Ring Shine Textiles Ltd has postponed its Annual General Meeting (AGM), citing "unavoidable circumstances," according to a stock exchange filing on Sunday.

Originally scheduled for 20 January this year, the AGM was later rescheduled to 6 March. The company has yet to set a new date for the general meeting.

Explaining the reason for deferring the AGM yet again, Company Secretary Aniruddha Paul told The Business Standard, "The new board has been recently appointed and is currently working on rearranging related issues to ensure the effectiveness of the AGM. Therefore, they require a little more time."

On 18 January, the Bangladesh Securities and Exchange Commission (BSEC) appointed five independent directors to the company for a three-year term, effective from 26 January. However, the High Court stayed this board for six months and issued a rule to the authority concerned to explain why the new board should not be repealed. Additionally, the court allowed the continuation of the board consisting of the existing sponsors and directors.
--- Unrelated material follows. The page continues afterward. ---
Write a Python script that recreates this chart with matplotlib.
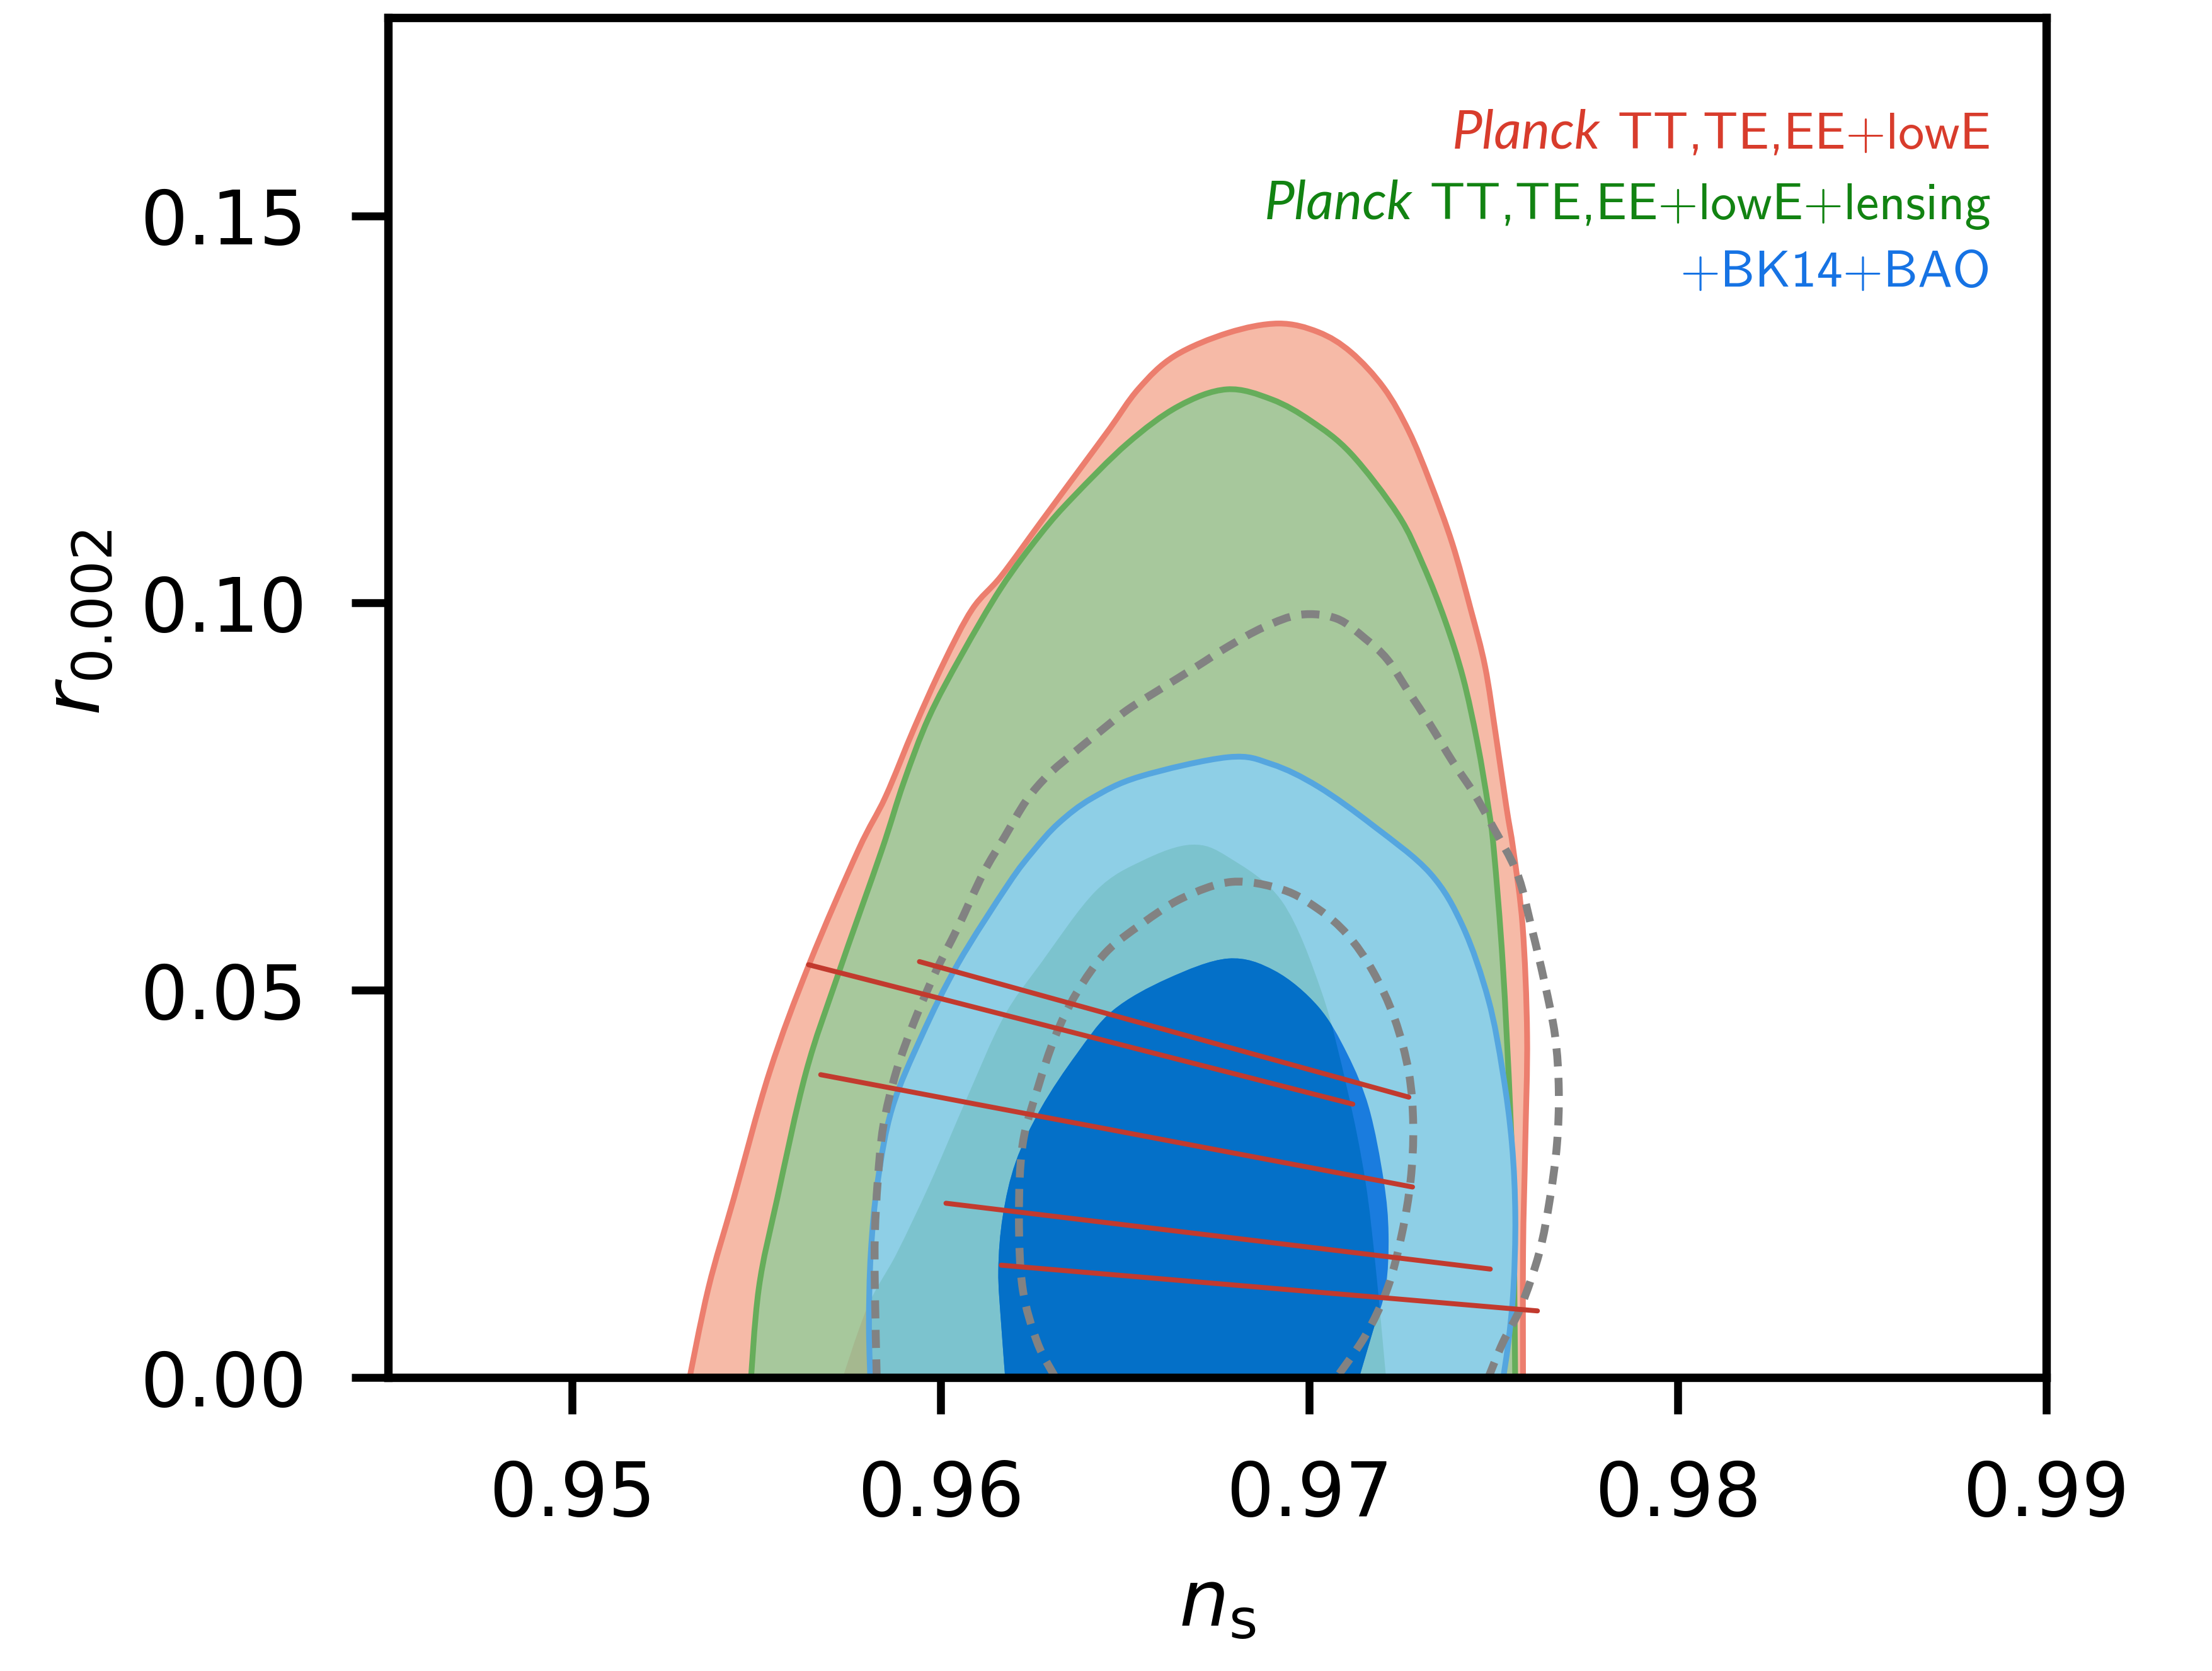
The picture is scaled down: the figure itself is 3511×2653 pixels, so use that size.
import matplotlib
matplotlib.use("Agg")
import matplotlib.pyplot as plt
from matplotlib.patches import PathPatch
from matplotlib.path import Path
import numpy as np

# ---------------- data ----------------
# Planck TT,TE,EE+lowE, 95% region
red95_ns = [0.9531, 0.95369, 0.95438, 0.95535, 0.95643, 0.95776, 0.95850, 0.95928, 0.96007,
            0.96085, 0.96164, 0.96272, 0.96379, 0.96458, 0.96537, 0.96634, 0.96780, 0.96916,
            0.97024, 0.97113, 0.97202, 0.97270, 0.97328, 0.97388, 0.97438, 0.97477, 0.97506,
            0.97535, 0.97554, 0.97579, 0.97591, 0.97586, 0.97580, 0.97580]
red95_r = [-0.002, 0.0115, 0.0231, 0.0394, 0.0534, 0.0681, 0.0750, 0.0839, 0.0922,
           0.0992, 0.1035, 0.1105, 0.1174, 0.1225, 0.1277, 0.1319, 0.1349, 0.1361,
           0.1350, 0.1324, 0.1278, 0.1222, 0.1156, 0.1077, 0.0992, 0.0918, 0.0830,
           0.0736, 0.0680, 0.0582, 0.0442, 0.0301, 0.0161, -0.002]

# Planck TT,TE,EE+lowE+lensing, 95% region
green95_ns = [0.95482, 0.95506, 0.95556, 0.95634, 0.95721, 0.95839, 0.95899, 0.95967, 0.96055,
              0.96164, 0.96272, 0.96359, 0.96506, 0.96644, 0.96776, 0.96898, 0.97005, 0.97113,
              0.97241, 0.97309, 0.97368, 0.97417, 0.97456, 0.97486, 0.97501, 0.97525,
              0.97545, 0.97554, 0.97559]
green95_r = [-0.002, 0.0115, 0.0231, 0.0394, 0.0520, 0.0680, 0.0768, 0.0852, 0.0932,
             0.1020, 0.1090, 0.1137, 0.1206, 0.1254, 0.1276, 0.1263, 0.1235, 0.1193,
             0.1114, 0.1049, 0.0978, 0.0904, 0.0820, 0.0736, 0.0680, 0.0534,
             0.0348, 0.0208, -0.002]

# Planck TT,TE,EE+lowE+lensing, 68% region
green68_ns = [0.9572, 0.9580, 0.9588, 0.9597, 0.9607, 0.9617, 0.9627, 0.9642, 0.9655, 0.9668,
              0.9678, 0.96927, 0.97034, 0.97103, 0.97152, 0.97181, 0.97212]
green68_r = [-0.002, 0.009, 0.016, 0.025, 0.036, 0.0465, 0.0534, 0.0628, 0.0668, 0.0688,
             0.0672, 0.0614, 0.0497, 0.0372, 0.0254, 0.0138, -0.002]

# +BK14+BAO, 95% region
blue95_ns = [0.95810, 0.95805, 0.95810, 0.95829, 0.95868, 0.95948, 0.96046, 0.96183, 0.96251,
             0.96320, 0.96410, 0.96540, 0.96780, 0.96898, 0.97024, 0.97175, 0.97328, 0.97417,
             0.97486, 0.97525, 0.97550, 0.97559, 0.97554, 0.97540, 0.97520]
blue95_r = [-0.002, 0.0067, 0.0161, 0.0254, 0.0348, 0.0441, 0.0534, 0.0637, 0.0680,
            0.0716, 0.0748, 0.0776, 0.0801, 0.0792, 0.0763, 0.0712, 0.0651, 0.0582,
            0.0488, 0.0394, 0.0301, 0.0208, 0.0115, 0.0045, -0.002]

# +BK14+BAO, 68% region
blue68_ns = [0.96178, 0.96164, 0.96156, 0.96168, 0.96203, 0.96272, 0.96369, 0.96467, 0.96615,
             0.96780, 0.96907, 0.97024, 0.97103, 0.97162, 0.97202, 0.97215, 0.97207, 0.97172,
             0.97123]
blue68_r = [-0.002, 0.0067, 0.0138, 0.0208, 0.0278, 0.0348, 0.0418, 0.0474, 0.0515,
            0.0541, 0.0525, 0.0479, 0.0418, 0.0348, 0.0254, 0.0185, 0.0115, 0.0059,
            -0.002]

# grey dashed contours
dash95_ns = [0.95826, 0.95821, 0.95821, 0.95829, 0.95844, 0.95879, 0.95928, 0.95987, 0.96046,
             0.96115, 0.96173, 0.96232, 0.96291, 0.96359, 0.96429, 0.96506, 0.96596, 0.96694,
             0.96780, 0.96877, 0.96976, 0.97074, 0.97152, 0.97212, 0.97270, 0.97328, 0.97388,
             0.97446, 0.97496, 0.97564, 0.97603, 0.97638, 0.97667, 0.97677, 0.97672, 0.97653,
             0.97624, 0.97574, 0.97525, 0.97486]
dash95_r = [0.0, 0.0115, 0.0185, 0.0255, 0.0325, 0.0395, 0.0460, 0.0525, 0.0581,
            0.0651, 0.0698, 0.0745, 0.0778, 0.0806, 0.0833, 0.0862, 0.0889, 0.0918,
            0.0944, 0.0969, 0.0985, 0.0980, 0.0954, 0.0927, 0.0885, 0.0843, 0.0796,
            0.0755, 0.0713, 0.0651, 0.0581, 0.0511, 0.0441, 0.0371, 0.0301, 0.0231,
            0.0161, 0.0091, 0.0045, 0.0]

dash68_ns = [0.96311, 0.96262, 0.96222, 0.96212, 0.96222, 0.96262, 0.96311, 0.96369, 0.96448,
             0.96546, 0.96655, 0.96790, 0.96927, 0.97024, 0.97103, 0.97172, 0.97231, 0.97270,
             0.97282, 0.97275, 0.97251, 0.97212, 0.97152, 0.97074]
dash68_r = [0.0, 0.0045, 0.0115, 0.0208, 0.0301, 0.0372, 0.0441, 0.0497, 0.0549,
            0.0586, 0.0619, 0.0640, 0.0630, 0.0605, 0.0572, 0.0525, 0.0464, 0.0394,
            0.0325, 0.0255, 0.0185, 0.0115, 0.0054, 0.0]

# red model lines (start/end)
line_ns0 = [0.95942, 0.95641, 0.95674, 0.96014, 0.96164]
line_r0 = [0.0537, 0.0533, 0.0391, 0.0225, 0.0145]
line_ns1 = [0.97270, 0.97118, 0.97280, 0.97491, 0.97619]
line_r1 = [0.0362, 0.0353, 0.0246, 0.0140, 0.0086]

x_ticks = [0.95, 0.96, 0.97, 0.98, 0.99]
x_ticklabels = ["0.95", "0.96", "0.97", "0.98", "0.99"]
y_ticks = [0.0, 0.05, 0.10, 0.15]
y_ticklabels = ["0.00", "0.05", "0.10", "0.15"]

legend_main = [" TT,TE,EE+lowE", " TT,TE,EE+lowE+lensing", "+BK14+BAO"]
legend_prefix = ["Planck", "Planck", ""]
legend_colors = ["#D83C2C", "#128312", "#1673E4"]

# ---------------- figure ----------------
plt.rcParams["font.family"] = ["DejaVu Sans"]
plt.rcParams["mathtext.fontset"] = "dejavusans"
plt.rcParams["axes.unicode_minus"] = False

fig = plt.figure(figsize=(3511 / 300, 2653 / 300), dpi=300)
ax = fig.add_axes([0.17545, 0.17565, 0.74964, 0.81380])
ax.set_xlim(0.945, 0.99)
ax.set_ylim(0.0, 0.1756)


def smooth_path(ns, r, closed):
    """Catmull-Rom curve through the given vertices, drawn as cubic Bezier segments."""
    p = np.column_stack([ns, r]).astype(float)
    n = len(p)
    verts = [p[0]]
    codes = [Path.MOVETO]
    for i in range(n - 1):
        p0 = p[i - 1] if i > 0 else p[i]
        p1 = p[i]
        p2 = p[i + 1]
        p3 = p[i + 2] if i + 2 < n else p[i + 1]
        c1 = p1 + (p2 - p0) / 6.0
        c2 = p2 - (p3 - p1) / 6.0
        verts += [c1, c2, p2]
        codes += [Path.CURVE4] * 3
    if closed:
        verts.append(p[0])
        codes.append(Path.CLOSEPOLY)
    return Path(np.array(verts), codes)


def region(ns, r, **kw):
    patch = PathPatch(smooth_path(ns, r, True), **kw)
    ax.add_patch(patch)
    return patch


# red 95
region(red95_ns, red95_r, facecolor="#F6BAA7", edgecolor="#EC7E6E", lw=2.2, zorder=1)
# green 95
region(green95_ns, green95_r, facecolor="#A7C89C", edgecolor="#66AD5B", lw=2.2, zorder=2)
# green 68 (outside blue: olive tint)
region(green68_ns, green68_r, facecolor="#A5B88F", edgecolor="none", zorder=3)
# blue 95
b95 = region(blue95_ns, blue95_r, facecolor="#8ECFE6", edgecolor="none", zorder=4)
# green 68 seen through blue 95 (teal)
g68t = region(green68_ns, green68_r, facecolor="#7CC3CE", edgecolor="none", zorder=5)
g68t.set_clip_path(b95)
# blue 95 edge
region(blue95_ns, blue95_r, facecolor="none", edgecolor="#55A6DF", lw=2.2, zorder=5.5)
# blue 68
b68 = region(blue68_ns, blue68_r, facecolor="#1A7CDE", edgecolor="none", zorder=6)
g68d = region(green68_ns, green68_r, facecolor="#0470C8", edgecolor="none", zorder=7)
g68d.set_clip_path(b68)

# grey dashed contours
for ns, r in [(dash95_ns, dash95_r), (dash68_ns, dash68_r)]:
    pp = PathPatch(smooth_path(ns, r, False), facecolor="none", edgecolor="#828282",
                   lw=3.0, linestyle=(0, (2.3, 1.45)), zorder=8, capstyle="butt")
    ax.add_patch(pp)

# red lines
for i in range(len(line_ns0)):
    ax.plot([line_ns0[i], line_ns1[i]], [line_r0[i], line_r1[i]], color="#C23A2E",
            lw=1.9, zorder=9, solid_capstyle="round")

# axes styling
for s in ax.spines.values():
    s.set_linewidth(3.2)
    s.set_zorder(10)
ax.set_xticks(x_ticks)
ax.set_xticklabels(x_ticklabels)
ax.set_yticks(y_ticks)
ax.set_yticklabels(y_ticklabels)
ax.tick_params(axis="both", direction="out", length=14, width=3.0, pad=17, labelsize=28.5)

ax.set_xlabel(r"$n_{\rm s}$", fontsize=30)
ax.xaxis.label.set_va("baseline")
ax.xaxis.set_label_coords(0.5, -0.183)
ax.set_ylabel(r"$r_{0.002}$", fontsize=30)
ax.yaxis.label.set_va("center")
ax.yaxis.set_label_coords(-0.187, 0.555)

# legend-like labels (right aligned)
fig.canvas.draw()
renderer = fig.canvas.get_renderer()
leg_x = 0.9666
leg_y = [0.904, 0.852, 0.802]
for i in range(3):
    t = ax.text(leg_x, leg_y[i], legend_main[i], transform=ax.transAxes, ha="right",
                va="baseline", fontsize=19.8, family="cmss10", color=legend_colors[i],
                zorder=11)
    if legend_prefix[i]:
        bb = t.get_window_extent(renderer=renderer)
        x0 = ax.transAxes.inverted().transform((bb.x0, bb.y0))[0]
        ax.text(x0, leg_y[i], legend_prefix[i], transform=ax.transAxes, ha="right",
                va="baseline", fontsize=20.5, family="Lato", style="italic",
                color=legend_colors[i], zorder=11)

fig.savefig("out.png", dpi=300)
In August of last year, the market regulator conditionally allowed Wise Star Textile Ltd and five Singapore-based companies to purchase shares of Ring Shine, including those held by the sponsor-directors.

However, the existing board of directors of Ring Shine Textile expressed concerns about the credibility of the six companies set to collectively take over a 38% stake in the textile firm.

Complexity of transferring ownership

Even after five months of approval by the BSEC, the transfer of ownership of Ring Shine has not been possible for its new directors. According to company officials seeking anonymity, the existing directors are delaying the transfer of their shares to the new owners because they have not implemented the Sales and Purchase Agreement (SPA).

Wise Star will hold only 2% of the shares, while the remaining 36% will be held by the other five companies. They claim that Bepza's liabilities are around Tk100 crore, and customs, VAT, and other liabilities amount to Tk35 crore, but the new owners have not resolved these issues.

Furthermore, the existing board provided lenders with personal and corporate guarantees, which were transferred along with ownership. However, the new owners have not agreed to provide these guarantees. If the company collapses after the ownership transfer, all bank liabilities will fall on those who provided the bank guarantees.

Given this situation, the existing owners have not agreed to transfer their shares to the new owners.

In FY23, the company incurred a per-share loss of Tk2.53. As a result, it was unable to declare any dividends for its shareholders for that year.

Earlier, Sung Weyn Li Angela, managing director of the company, stated that its productivity is gradually improving, reaching 40% in current capacity utilisation from the previous 7%-8%.

Ring Shine was the first major manufacturing company to raise Tk150 crore through an initial public offering using the fixed price method in 2019. However, after being listed, it faced difficulties in conducting business properly due to various problems.